Lamin B1-DamID profile for mouse primary hepatocytes over a 1.2 Mb stretch of chromosome 1. The unsmoothed DamID profile is shown where positive values are dark blue and negative values pale blue. LADs calculated using CBS without smoothing (sm = 0) misses the smaller LADs and has in general a coarser level of resolution. Using a smoothing level of 20 (sm = 20) easily detects the smaller LADs that would otherwise be ignored. The bottom panel displays the segmentation produced by CBS using various levels of smoothing.

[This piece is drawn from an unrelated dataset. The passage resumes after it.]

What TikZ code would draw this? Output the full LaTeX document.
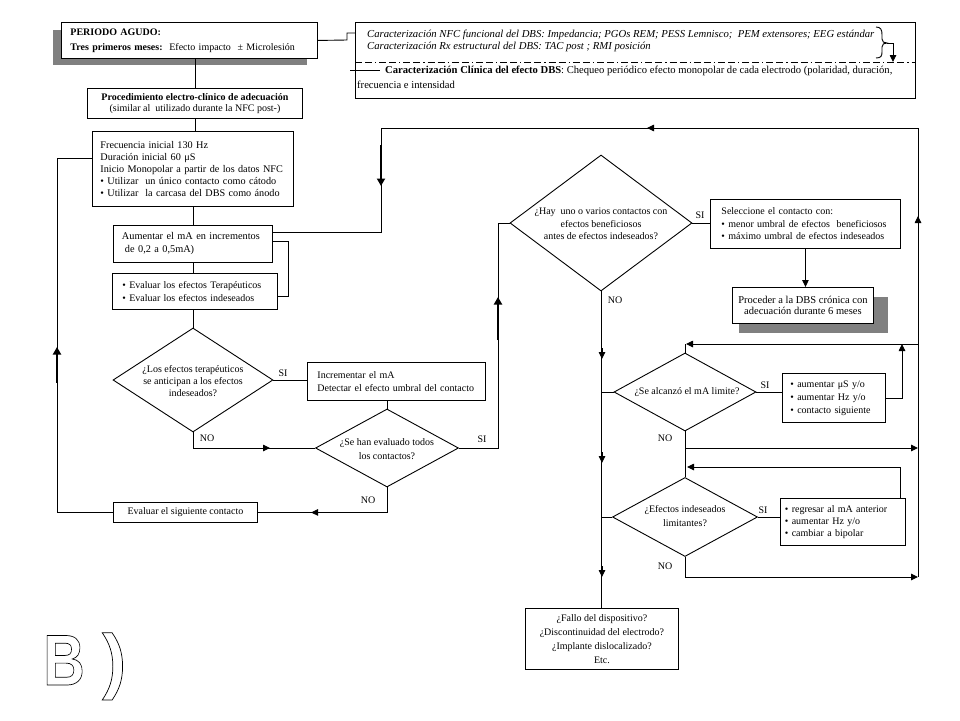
\documentclass[tikz,border=0pt]{standalone}
\usepackage{fontspec}
\usepackage{graphicx}
\setmainfont{Liberation Serif}
\newfontfamily\sansB{Liberation Sans}
\usetikzlibrary{arrows.meta,shapes.geometric}
\newcommand\outl[1]{\special{pdf:literal 1 Tr 0.7 w}#1\special{pdf:literal 0 Tr}}
\begin{document}
\begin{tikzpicture}[x=1pt,y=-1pt,
  every node/.style={inner sep=0pt, font=\fontsize{10}{12}\selectfont},
  box/.style={draw, line width=0.9pt, fill=white, anchor=north west},
  dia/.style={draw, diamond, line width=0.9pt, fill=white, inner sep=0pt},
  ln/.style={line width=0.9pt},
  arr/.style={line width=0.9pt, -{Triangle[length=7pt,width=6.5pt]}},
  bigarr/.style={line width=2.2pt, -{Triangle[length=7.5pt,width=8pt]}},
  lab/.style={font=\fontsize{10}{12}\selectfont},
  shade/.style={fill=black!50, draw=none},
  bigtxt/.style={font=\sansB\bfseries\fontsize{72}{72}\selectfont}
]
\useasboundingbox (0,0) rectangle (960,720);
\fill[white] (0,0) rectangle (960,720);

% ---------- top ----------
\fill[shade] (53,30) rectangle (307,65);
\node[box, minimum width=256, minimum height=36, inner xsep=9pt, text width=238, align=left,
      font=\fontsize{10}{15}\selectfont] (agudo) at (61,22)
  {\textbf{PERIODO AGUDO:}\\\textbf{Tres primeros meses:}\ \ Efecto impacto\ \ ±\ Microlesión};

\node[box, minimum width=560, minimum height=76] (carac) at (355,22) {};
\node[anchor=west, font=\itshape\fontsize{10.7}{12}\selectfont] (c1) at (367,35)
  {Caracterización NFC funcional del DBS: Impedancia; PGOs REM; PESS Lemnisco;\ \ PEM extensores; EEG estándar};
\node[anchor=west, font=\itshape\fontsize{10.7}{12}\selectfont] (c2) at (367,47)
  {Caracterización Rx estructural del DBS: TAC post ; RMI posición};
\draw[line width=0.9pt, dash pattern=on 7pt off 3pt on 7pt off 3pt on 1.2pt off 3pt]
  (carac.west |- 0,62) -- (carac.east |- 0,62);
\node[anchor=west, font=\fontsize{10.6}{12}\selectfont] (c3) at (385,71)
  {\textbf{Caracterización Clínica del efecto DBS}: Chequeo periódico efecto monopolar de cada electrodo (polaridad, duración,};
\node[anchor=west, font=\fontsize{10.6}{12}\selectfont] (c4) at (357,85) {frecuencia e intensidad};

% brace and arrow
\draw[ln] (876,27) .. controls (881,27) and (882,30) .. (882,35) -- (882,39)
  .. controls (882,42) and (884,43) .. (887,43)
  .. controls (884,43) and (882,44) .. (882,47) -- (882,52)
  .. controls (882,56) and (881,58) .. (876,58);
\coordinate (bt) at (887,43);
\coordinate (bd) at (893,62);
\draw[arr] (bt) -| (bd);

% connectors from PERIODO box
\coordinate (j1) at (347,40);
\draw[ln] (agudo.east) -- (j1) -- (j1 |- 0,33) -- (carac.west |- 0,33);
\coordinate (j2) at (350,70);
\coordinate (j3) at (380,70);
\draw[ln] (j2) -- (j3);

% ---------- left column ----------
\node[box, minimum width=215, minimum height=30, align=center,
      font=\fontsize{10}{10.5}\selectfont] (proc) at (87,88)
  {\textbf{Procedimiento electro-clínico de adecuación}\\(similar al\ \ utilizado durante la NFC post-)};

\node[box, minimum width=201, minimum height=75, inner xsep=8pt, text width=185, align=left,
      font=\fontsize{10.2}{12}\selectfont] (frec) at (92,131)
  {Frecuencia inicial 130 Hz\\Duración inicial 60 μS\\Inicio Monopolar a partir de los datos NFC\\• Utilizar\ \ un único contacto como cátodo\\• Utilizar\ \ la carcasa del DBS como ánodo};

\node[box, minimum width=159, minimum height=37, inner xsep=8.5pt, text width=142, align=left,
      font=\fontsize{10.3}{13}\selectfont] (aum) at (113,225)
  {Aumentar el mA en incrementos\\\hspace*{3pt}de 0,2 a 0,5mA)};

\node[box, minimum width=165, minimum height=36, inner xsep=10pt, text width=145, align=left,
      font=\fontsize{10}{13}\selectfont] (eva) at (112,273)
  {• Evaluar los efectos Terapéuticos\\• Evaluar los efectos indeseados};

\node[dia, minimum width=160, minimum height=104] (d1) at (193,380) {};
\node[align=center, font=\fontsize{10}{12}\selectfont] (t1) at (193,381)
  {¿Los efectos terapéuticos\\se anticipan a los efectos\\indeseados?};

\node[box, minimum width=178, minimum height=38, inner xsep=10pt, text width=158, align=left,
      font=\fontsize{10}{13}\selectfont] (inc) at (307,362)
  {Incrementar el mA\\Detectar el efecto umbral del contacto};

\node[dia, minimum width=143, minimum height=78] (d2) at (387,448) {};
\node[align=center, font=\fontsize{10}{14}\selectfont] (t2) at (387,449)
  {¿Se han evaluado todos\\los contactos?};

\node[box, minimum width=144, minimum height=20, align=center] (evs) at (113,502)
  {Evaluar el siguiente contacto};

% ---------- right part ----------
\node[dia, minimum width=182, minimum height=136] (d3) at (601,223) {};
\node[align=center, font=\fontsize{10}{12.5}\selectfont] (t3) at (601,224)
  {¿Hay\ \ uno o varios contactos con\\efectos beneficiosos\\antes de efectos indeseados?};

\node[box, minimum width=190, minimum height=49, inner xsep=11pt, text width=168, align=left,
      font=\fontsize{10}{12.5}\selectfont] (sel) at (710,199)
  {Seleccione el contacto con:\\• menor umbral de efectos\ \ beneficiosos\\• máximo umbral de efectos indeseados};

\fill[shade] (739,297) rectangle (888,333);
\node[box, minimum width=141, minimum height=36, align=center,
      font=\fontsize{10.5}{11.5}\selectfont] (prc) at (732,287)
  {Proceder a la DBS crónica con\\adecuación durante 6 meses};

\node[dia, minimum width=142, minimum height=78] (d4) at (685,392) {};
\node[font=\fontsize{10}{12}\selectfont] (t4) at (687,392) {¿Se alcanzó el mA limite?};

\node[box, minimum width=103, minimum height=49, inner xsep=8pt, text width=87, align=left,
      font=\fontsize{10}{13}\selectfont] (aub) at (782,373)
  {• aumentar μS y/o\\• aumentar Hz y/o\\• contacto siguiente};

\node[dia, minimum width=145, minimum height=79] (d5) at (685,517) {};
\node[align=center, font=\fontsize{10}{14}\selectfont] (t5) at (685,516)
  {¿Efectos indeseados\\limitantes?};

\node[box, minimum width=125, minimum height=47, inner xsep=4.5pt, text width=116, align=left,
      font=\fontsize{10}{12}\selectfont] (reg) at (780,498)
  {• regresar al mA anterior\\• aumentar Hz y/o\\• cambiar a bipolar};

\node[box, minimum width=153, minimum height=61, align=center,
      font=\fontsize{10}{14}\selectfont] (fal) at (525,608)
  {¿Fallo del dispositivo?\\¿Discontinuidad del electrodo?\\¿Implante dislocalizado?\\Etc.};

% ---------- labels ----------
\node[lab] (si1) at (283,373) {SI};
\node[lab] (no1) at (207,438) {NO};
\node[lab] (si2) at (482,439) {SI};
\node[lab] (no2) at (368,500) {NO};
\node[lab] (si3) at (700,215) {SI};
\node[lab] (no3) at (615,300) {NO};
\node[lab] (si4) at (765,385) {SI};
\node[lab] (no4) at (665,438) {NO};
\node[lab] (si5) at (763,510) {SI};
\node[lab] (no5) at (665,566) {NO};

% ---------- connectors: left column ----------
\draw[ln] (proc.north |- agudo.south) -- (proc.north);
\draw[ln] (proc.south) -- (proc.south |- frec.north);
\draw[ln] (frec.south) -- (frec.south |- aum.north);
\draw[ln] (aum.south) -- (aum.south |- eva.north);
\draw[ln] (d1.north |- eva.south) -- (d1.north);
\draw[ln] (d1.east) -- (d1.east -| inc.west);
\draw[ln] (d2.north |- inc.south) -- (d2.north);
\draw[ln] (d1.south) |- (d2.west);
\draw[arr] (d1.south |- d2.west) -- ++(77,0);

\coordinate (r1) at (498,0);
\draw[ln] (d2.east) -| (r1 |- d3.west) -- (d3.west);
\coordinate (ta1) at (498,340);
\coordinate (ta2) at (498,297);
\draw[bigarr] (ta1) -- (ta2);

\draw[ln] (d2.south) |- (evs.east);
\draw[arr] (d2.south |- evs.east) -- ++(-76,0);

\coordinate (L1) at (57,158);
\draw[ln] (evs.west) -| (L1) -- (L1 -| frec.west);
\coordinate (tb1) at (57,383);
\coordinate (tb2) at (57,347);
\draw[bigarr] (tb1) -- (tb2);

\coordinate (e1) at (288,296);
\coordinate (e2) at (288,241);
\draw[ln] (eva.east |- e1) -- (e1) -- (e2) -- (aum.east |- e2);

% ---------- big loop ----------
\coordinate (R0) at (381,128);
\coordinate (R1) at (918,128);
\coordinate (R2) at (918,577);
\draw[ln] (aum.east |- 0,232) -| (R0) -- (R1) -- (R2);
\coordinate (tc1) at (381,145);
\coordinate (tc2) at (381,186);
\draw[bigarr] (tc1) -- (tc2);
\coordinate (ma1) at (660,128);
\coordinate (ma2) at (647,128);
\draw[arr] (ma1) -- (ma2);
\coordinate (mb1) at (918,232);
\coordinate (mb2) at (918,216);
\draw[arr] (mb1) -- (mb2);

% ---------- right column ----------
\draw[ln] (d3.east) -- (d3.east -| sel.west);
\draw[arr] (sel.south) -- (sel.south |- prc.north);
\draw[ln] (d3.south) -- (d3.south |- fal.north);
\coordinate (mc1) at (602,348);
\coordinate (mc2) at (602,359);
\draw[arr] (mc1) -- (mc2);
\coordinate (md1) at (602,452);
\coordinate (md2) at (602,463);
\draw[arr] (md1) -- (md2);
\coordinate (me1) at (602,566);
\coordinate (me2) at (602,577);
\draw[arr] (me1) -- (me2);

\draw[ln] (d3.south |- d4.west) -- (d4.west);
\draw[ln] (d4.east) -- (d4.east -| aub.west);
\coordinate (u1) at (902,344);
\draw[arr] (aub.east) -| (u1);
\coordinate (u2) at (686,344);
\draw[arr] (R1 |- u1) -- (u2);
\draw[ln] (d4.north) -- (d4.north |- u1);

\coordinate (n1) at (685,448);
\draw[arr] (d4.south) |- (R1 |- n1);
\draw[ln] (n1) -- (d5.north);

\coordinate (w1) at (900,467);
\coordinate (w2) at (687,467);
\draw[arr] (w1 |- reg.north) -- (w1) -- (w2);

\draw[ln] (d3.south |- d5.west) -- (d5.west);
\draw[ln] (d5.east) -- (d5.east -| reg.west);
\draw[arr] (d5.south) |- (R2);

% ---------- B) ----------
\node[bigtxt, anchor=base west] (bB) at (43,685) {\outl{\scalebox{0.8}[1]{B}}};
\node[bigtxt, anchor=base west] (bP) at (102,685) {\outl{)}};
\end{tikzpicture}
\end{document}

Orange segments represent positive LaminB1 associations (LADs), and dark grey negative ones (interLADs), with white being neutral. (For interpretation of the references to colour in this figure legend, the reader is referred to the web version of this article.)

In order to compare LADs between two or more conditions, the accepted norm has been to use a binary comparison: absence/presence of LAD, to obtain all differential regions. The success of this approach is highly dependent on an accurate determination of all LADs. An alternative approach would be to compare signal intensity differences between conditions within a window of a given length running along each chromosome. The biological meaning of the signal intensity became clearer when the DamID method was adapted to work in single cells [27]. DamID intensities can be interpreted as a proxy for the probability that a certain genomic region is located at the nuclear periphery during the experiment, in any cell of the population. High signals would indicate regions that are strongly and consistently associated with the nuclear envelope across the cell population, while weaker signals would correspond to regions that have a peripheral association in a subset of the cells. Furthermore, it has been shown in an in vitro differentiation system that DamID signals exhibit a reasonably strong inverse correlation with their radial distance to the nuclear envelope [4]. This means that a qualitative binary analysis (LAD vs. interLAD) is a very useful starting point, as the existing literature clearly shows, but the value of the quantitative information should not be forgotten as it can be far more sensitive to detect changes in radial positioning.

4. Conclusion

In this work, we describe a DamID-Seq procedure optimized for LADs identification in primary mouse hepatocytes. This approach has enabled us to profile in vivo spatial nuclear chromatin architecture in mouse liver cells. This methodology could be useful in order to recognize key regulators of hepatic metabolic functions and could be directly applied to assess global changes in chromatin organization and gene positioning in primary hepatocyte cultures derived from liver-specific NETs knockout mice.

5. Points to remember

• 1)The presence in the culture medium of supplements like insulin and dexamethasone during the washing steps and culture maintenance helps in slowing the dedifferentiation process typically displayed by isolated hepatocytes.
• 2)The addition of EGF to hepatocyte culture medium induces the cells to undergo at least one cycle of replication to allow monolayer formation and to maintain liver-specifc organization of chromatin architecture. Furthermore, EGF enhances the transduction efficiency and, accordingly, the expression of Dam-Lamin B1 fusion protein to the nuclear envelope, which results in specific DNA labeling by Dam on target DNA sequences.
• 3)Lentiviral preparations could be used at higher titer since they showed low cellular cytotoxicity in primary hepatocytes.
• 4)Due to the high autofluorescence of hepatocytes we suggest to quench PFA fixed samples as described in materials and methods section and more importantly we encourage the indispensable use of a confocal microscope to acquire fluorescence images by finely selecting excitation and emission wavelenghts for EGFP channel.
• 5)It is highly recommended to use up to four wells for each condition when performing genomic DNA extraction for DamID experiments, to ensure the collection of enough material for downstream processing.
• 6)It is important to use the DNeasy blood and tissue kit. In our experience the DamID results are extremely variable when using phenol–chloroform extractions to isolate DNA.